Crossbow issue promises to stir debate in N.D. LegislatureWhen lawmakers convene next winter, legislation allowing crossbows as legal gear for archery deer hunting is likely to get the attention of hunters on both sides of the fence.
By: Brad Dokken, Grand Forks Herald
The 2011 session of the North Dakota Legislature is still nearly nine months away, but there’s already one hot-button issue brewing on the outdoors front.
And no, it has nothing to do with baiting for deer.
When lawmakers convene next winter, legislation allowing crossbows as legal gear for archery deer hunting is likely to get the attention of hunters on both sides of the fence.
Officials from the North Dakota Game and Fish Department touched on the crossbow issue Tuesday night during the agency’s spring advisory board meeting in Fordville, N.D. Already, it appears, a lawmaker from southwestern North Dakota has indicated plans to introduce a bill that would legalize crossbows.
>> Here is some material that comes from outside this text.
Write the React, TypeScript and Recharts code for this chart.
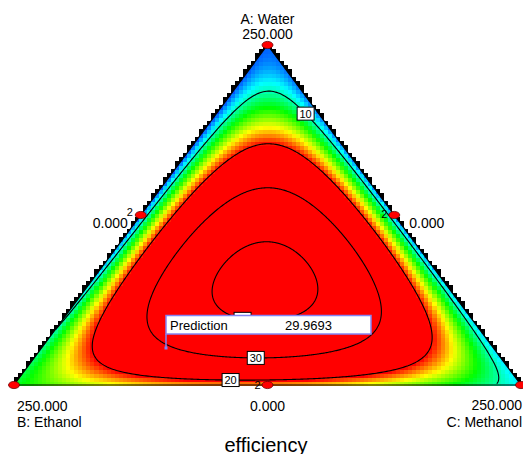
import React from 'react';
import { ComposedChart, Scatter, XAxis, YAxis } from 'recharts';

// ---------- data ----------
const componentNames = ['A: Water', 'B: Ethanol', 'C: Methanol'];
const componentHigh = ['250.000', '250.000', '250.000'];
const componentLow = ['0.000', '0.000', '0.000'];
// Scheffe mixture model (estimated): linear, binary and special-quartic terms
const linearCoef = [6.5, 12, 8.5]; // A, B, C
const binaryCoef = [-9, 0, 28]; // AB, AC, BC
const quarticCoef = [850, 880, 830]; // A^2BC, AB^2C, ABC^2
const contourLevels = [10, 20, 30, 40];
const colorRange = [5, 20];
// design points (fractions of A, B, C) and replicate counts
const designA = [1, 0, 0, 0.5, 0.5, 0];
const designB = [0, 1, 0, 0.5, 0, 0.5];
const designC = [0, 0, 1, 0, 0.5, 0.5];
const designReplicates = [1, 1, 1, 2, 2, 2];
const predictionLabel = 'Prediction';
const predictionValue = '29.9693';
const predictionPoint = [0.1088, 0.6458, 0.2454];
const responseTitle = 'efficiency';

// ---------- layout ----------
const W = 523;
const H = 454;
const MARGIN = { top: 45, right: 2, bottom: 69, left: 14 };
const PLOT_W = W - MARGIN.left - MARGIN.right;
const PLOT_H = H - MARGIN.top - MARGIN.bottom;
const NX = 126;
const NY = 85;
const CELL_W = PLOT_W / NX;
const CELL_H = PLOT_H / NY;
const FONT = '"Liberation Sans", Arial, Helvetica, sans-serif';
const labelHints: Record<number, [number, number]> = {
  10: [308, 111],
  20: [231, 375],
  30: [256, 353],
  40: [243, 316],
};

// ---------- helpers ----------
function model(A: number, B: number, C: number) {
  const [a1, a2, a3] = linearCoef;
  const [b12, b13, b23] = binaryCoef;
  const [q1, q2, q3] = quarticCoef;
  return (
    a1 * A + a2 * B + a3 * C +
    b12 * A * B + b13 * A * C + b23 * B * C +
    A * B * C * (q1 * A + q2 * B + q3 * C)
  );
}
const toXY = (A: number, B: number, C: number) => ({ x: C + A / 2, y: A });
const toABC = (x: number, y: number) => {
  const A = y;
  const C = x - A / 2;
  const B = 1 - A - C;
  return [A, B, C];
};
const inside = (x: number, y: number, eps = 1e-9) => {
  const [A, B, C] = toABC(x, y);
  return A >= -eps && B >= -eps && C >= -eps;
};
const valueAt = (x: number, y: number) => {
  const [A, B, C] = toABC(x, y);
  return model(A, B, C);
};

const STOPS = [
  [0, 0, 255],
  [0, 255, 255],
  [0, 255, 0],
  [255, 255, 0],
  [255, 0, 0],
];
function colorFor(v: number) {
  let t = (v - colorRange[0]) / (colorRange[1] - colorRange[0]);
  t = Math.max(0, Math.min(1, t));
  const s = t * (STOPS.length - 1);
  const i = Math.min(STOPS.length - 2, Math.floor(s));
  const f = s - i;
  const c = STOPS[i].map((a, k) => Math.round(a + (STOPS[i + 1][k] - a) * f));
  return `rgb(${c[0]},${c[1]},${c[2]})`;
}

// heatmap cells
const cells: { x: number; y: number; color: string; edge: boolean }[] = [];
const edgeCells: { x: number; y: number }[] = [];
const SUB = 6;
for (let j = 0; j < NY; j++) {
  for (let i = 0; i < NX; i++) {
    const x = (i + 0.5) / NX;
    const y = (j + 0.5) / NY;
    let n = 0;
    for (let a = 0; a < SUB; a++) {
      for (let b = 0; b < SUB; b++) {
        const sx = (i + (a + 0.5) / SUB) / NX;
        const sy = (j + (b + 0.5) / SUB) / NY;
        if (inside(sx, sy)) n++;
      }
    }
    if (n === 0) continue;
    const edge = n < SUB * SUB;
    cells.push({ x, y, color: colorFor(valueAt(x, y)), edge });
    if (edge) edgeCells.push({ x, y });
  }
}

// peak of the surface
let peak = { x: 0.5, y: 1 / 3, v: -Infinity };
for (let a = 0; a <= 200; a++) {
  for (let b = 0; b <= 200 - a; b++) {
    const A = a / 200, B = b / 200, C = 1 - A - B;
    const v = model(A, B, C);
    if (v > peak.v) peak = { ...toXY(A, B, C), v };
  }
}

// contours by ray marching from peak
const NRAYS = 720;
function contour(level: number) {
  const pts: ({ x: number; y: number } | null)[] = [];
  const step = 0.5;
  for (let r = 0; r < NRAYS; r++) {
    const th = (2 * Math.PI * r) / NRAYS;
    const dx = (Math.cos(th) * step) / PLOT_W;
    const dy = (Math.sin(th) * step) / PLOT_H;
    let px = peak.x, py = peak.y;
    let found: { x: number; y: number } | null = null;
    let pv = valueAt(px, py);
    for (let k = 0; k < 2000; k++) {
      const nx = px + dx, ny = py + dy;
      if (!inside(nx, ny)) break;
      const nv = valueAt(nx, ny);
      if (pv >= level && nv < level) {
        const f = (pv - level) / (pv - nv);
        found = { x: px + dx * f, y: py + dy * f };
        break;
      }
      px = nx; py = ny; pv = nv;
    }
    pts.push(found);
  }
  const nullIdx = pts.findIndex((p) => p === null);
  if (nullIdx < 0) {
    const closed = pts as { x: number; y: number }[];
    return [[...closed, closed[0]]];
  }
  const segs: { x: number; y: number }[][] = [];
  let cur: { x: number; y: number }[] = [];
  for (let k = 0; k < NRAYS; k++) {
    const p = pts[(nullIdx + k) % NRAYS];
    if (p) cur.push(p);
    else if (cur.length) { segs.push(cur); cur = []; }
  }
  if (cur.length) segs.push(cur);
  return segs.filter((s) => s.length > 1);
}
const contourSegs = contourLevels.map((lv) => ({ level: lv, segs: contour(lv) }));

// label positions: nearest contour point to layout hint
const contourLabels = contourSegs.map(({ level, segs }) => {
  const [hx, hy] = labelHints[level];
  let best = { x: 0, y: 0, d: Infinity };
  segs.forEach((s) =>
    s.forEach((p) => {
      const px = MARGIN.left + p.x * PLOT_W;
      const py = MARGIN.top + (1 - p.y) * PLOT_H;
      const d = (px - hx) ** 2 + (py - hy) ** 2;
      if (d < best.d) best = { x: p.x, y: p.y, d };
    })
  );
  return { x: best.x, y: best.y, text: String(level) };
});

const designPts = designA.map((a, i) => ({
  ...toXY(a, designB[i], designC[i]),
  idx: i,
  reps: designReplicates[i],
}));
const outline = [
  toXY(1, 0, 0),
  toXY(0, 1, 0),
  toXY(0, 0, 1),
  toXY(1, 0, 0),
];
const predPt = [{ ...toXY(predictionPoint[0], predictionPoint[1], predictionPoint[2]) }];
const titlePt = [{ ...toXY(0, 0.5, 0.5) }];

type L = { t: string; dx: number; dy: number; anchor: 'start' | 'middle' | 'end'; size: number };
const designLabelLayout: L[][] = [
  [
    { t: componentNames[0], dx: 0, dy: -21, anchor: 'middle', size: 14 },
    { t: componentHigh[0], dx: 0, dy: -6, anchor: 'middle', size: 14 },
  ],
  [
    { t: componentHigh[1], dx: 3, dy: 26, anchor: 'start', size: 14 },
    { t: componentNames[1], dx: 3, dy: 42, anchor: 'start', size: 14 },
  ],
  [
    { t: componentHigh[2], dx: 1, dy: 25, anchor: 'end', size: 14 },
    { t: componentNames[2], dx: 1, dy: 42, anchor: 'end', size: 14 },
  ],
  [{ t: componentLow[2], dx: -13, dy: 13, anchor: 'end', size: 14 }],
  [{ t: componentLow[1], dx: 15, dy: 13, anchor: 'start', size: 14 }],
  [{ t: componentLow[0], dx: 0, dy: 26, anchor: 'middle', size: 14 }],
];
const repLayout: Record<number, [number, number]> = {
  3: [-8, 1],
  4: [-7, 3],
  5: [-7, 4],
};

const Empty = () => <g />;

const OutlineLine = (lp: any) => {
  const pts: { x: number; y: number }[] = lp.points || [];
  if (!pts.length) return <g />;
  const d = pts.map((p, i) => `${i ? 'L' : 'M'}${p.x},${p.y}`).join(' ') + ' Z';
  return (
    <g>
      <defs>
        <clipPath id="triClip">
          <path d={d} />
        </clipPath>
      </defs>
      <path d={d} fill="none" stroke="#000" strokeWidth={1.2} />
    </g>
  );
};

export default function App() {
  return (
    <div style={{ position: 'absolute', left: 0, top: 0, width: W, height: H, background: '#fff' }}>
      <ComposedChart width={W} height={H} margin={MARGIN}>
        <XAxis type="number" dataKey="x" domain={[0, 1]} hide />
        <YAxis type="number" dataKey="y" domain={[0, 1]} hide />
        <Scatter
          data={edgeCells}
          isAnimationActive={false}
          shape={(p: any) => (
            <rect
              x={p.cx - CELL_W / 2}
              y={p.cy - CELL_H / 2}
              width={CELL_W}
              height={CELL_H}
              fill="#000"
              shapeRendering="crispEdges"
            />
          )}
        />
        <Scatter
          data={cells}
          isAnimationActive={false}
          shape={(p: any) => (
            <rect
              x={p.cx - CELL_W / 2}
              y={p.cy - CELL_H / 2}
              width={CELL_W + 0.5}
              height={CELL_H + 0.5}
              fill={p.payload.color}
              clipPath={p.payload.edge ? 'url(#triClip)' : undefined}
              shapeRendering="crispEdges"
            />
          )}
        />
        <Scatter data={outline} isAnimationActive={false} line={OutlineLine} shape={Empty} />
        {contourSegs.flatMap(({ level, segs }) =>
          segs.map((s, k) => (
            <Scatter
              key={`c${level}-${k}`}
              data={s}
              isAnimationActive={false}
              line={{ stroke: '#000', strokeWidth: 1.1 }}
              shape={Empty}
            />
          ))
        )}
        <Scatter
          data={contourLabels}
          isAnimationActive={false}
          shape={(p: any) => (
            <g>
              <rect x={p.cx - 8.5} y={p.cy - 6.5} width={17} height={13} fill="#fff" stroke="#000" strokeWidth={1} />
              <text x={p.cx} y={p.cy + 4} textAnchor="middle" fontSize={11} fontFamily={FONT} fill="#000">
                {p.payload.text}
              </text>
            </g>
          )}
        />
        <Scatter
          data={predPt}
          isAnimationActive={false}
          shape={(p: any) => (
            <g>
              <line x1={p.cx} y1={p.cy} x2={p.cx} y2={p.cy - 14} stroke="#8484f4" strokeWidth={1.5} />
              <rect x={p.cx - 1.5} y={p.cy - 1.5} width={3} height={3} fill="#8484f4" />
              <rect x={p.cx} y={p.cy - 32.5} width={205} height={18.5} fill="#fff" stroke="#8484f4" strokeWidth={1.5} />
              <text x={p.cx + 4} y={p.cy - 18.5} fontSize={13} fontFamily={FONT} fill="#000">
                {predictionLabel}
              </text>
              <text x={p.cx + 119} y={p.cy - 18.5} fontSize={13} fontFamily={FONT} fill="#000">
                {predictionValue}
              </text>
            </g>
          )}
        />
        <Scatter
          data={designPts}
          isAnimationActive={false}
          shape={(p: any) => {
            const i = p.payload.idx;
            const rep = repLayout[i];
            return (
              <g>
                <ellipse cx={p.cx} cy={p.cy} rx={5.5} ry={3.6} fill="#ff0000" stroke="#6a0000" strokeWidth={0.8} />
                {p.payload.reps > 1 && rep && (
                  <text x={p.cx + rep[0]} y={p.cy + rep[1]} textAnchor="end" fontSize={11} fontFamily={FONT} fill="#000">
                    {String(p.payload.reps)}
                  </text>
                )}
                {designLabelLayout[i].map((l, k) => (
                  <text
                    key={k}
                    x={p.cx + l.dx}
                    y={p.cy + l.dy}
                    textAnchor={l.anchor}
                    fontSize={l.size}
                    fontFamily={FONT}
                    fill="#000"
                  >
                    {l.t}
                  </text>
                ))}
              </g>
            );
          }}
        />
        <Scatter
          data={titlePt}
          isAnimationActive={false}
          shape={(p: any) => (
            <text x={p.cx - 1.5} y={p.cy + 67} textAnchor="middle" fontSize={20} fontFamily={FONT} fill="#000">
              {responseTitle}
            </text>
          )}
        />
      </ComposedChart>
    </div>
  );
}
North Dakota law currently states a bow “must be pulled, held, and released by hand.” A crossbow, by comparison, uses a trigger to release the arrow. Crossbows now are legal only for hunters with a proven medical disability who obtain a permit from the Game and Fish Department.
Randy Kreil, wildlife division chief for Game and Fish in Bismarck, urged sportsmen attending Tuesday night’s meeting to keep tabs on the crossbow issue. Allowing crossbows, he said, would put deer management in a “different realm” because the number of archery hunters in the state likely would swell from 17,000, the average in recent years, to perhaps twice that number, if not more.
Kreil predicted the issue will be contentious if it surfaces in the Legislature.
Game and Fish Director Terry Steinwand said he recently had a chance to try a crossbow. At 40 yards, Steinwand said he was able to direct his arrows into a grouping not much larger than the diameter of a pop can. With a conventional bow, Steinwand said, his grouping was more like the diameter of a 5-gallon pail.
“They’re just as effective as a rifle,” Steinwand said of crossbows.
Regardless of where you stand on the crossbow issue — there’s no doubt where Game and Fish officials stand — look for any legislation to generate plenty of heated debate next winter.
Longtime Minnesota warden dies at 90
Northwestern Minnesota lost a legend in the world of fish and game enforcement last week with the passing of Al Markovich.
Markovich, of Roseau, Minn., died April 10 at the age of 90. His funeral was Friday in Roseau.
Growing up in Roseau County, I never knew Markovich, but I certainly knew the name. He was one of those larger-than-life figures who often went to creative lengths to catch poachers.
Stuart Bensen, who’s now a conservation officer for the Department of Natural Resources in Erskine, Minn., said he had the opportunity to work with Markovich as a rookie in Roseau in the early 1980s.
While he wasn’t there to see it, Bensen said one of his favorite Markovich stories involved a poacher who was spearing northern pike as they ran up a creek from Lake of the Woods to spawn. The road to the creek was in clear view, Bensen recalled, so Markovich wasn’t able to catch the poacher in the act without being spotted.
That is, until he borrowed a bicycle from a person who lived nearby and peddled right up to catch the poacher with spear in hand.
What game warden — as they were called in Minnesota in those days — would be out on a bicycle, after all?
“He was an absolute legend,” Bensen said. “He was a man from an era gone by, but still, his name stands forever in the communities up there. Everybody knew he had a job to do, and they respected him because he treated everybody equally. He loved his cigars, and he loved his coffee.”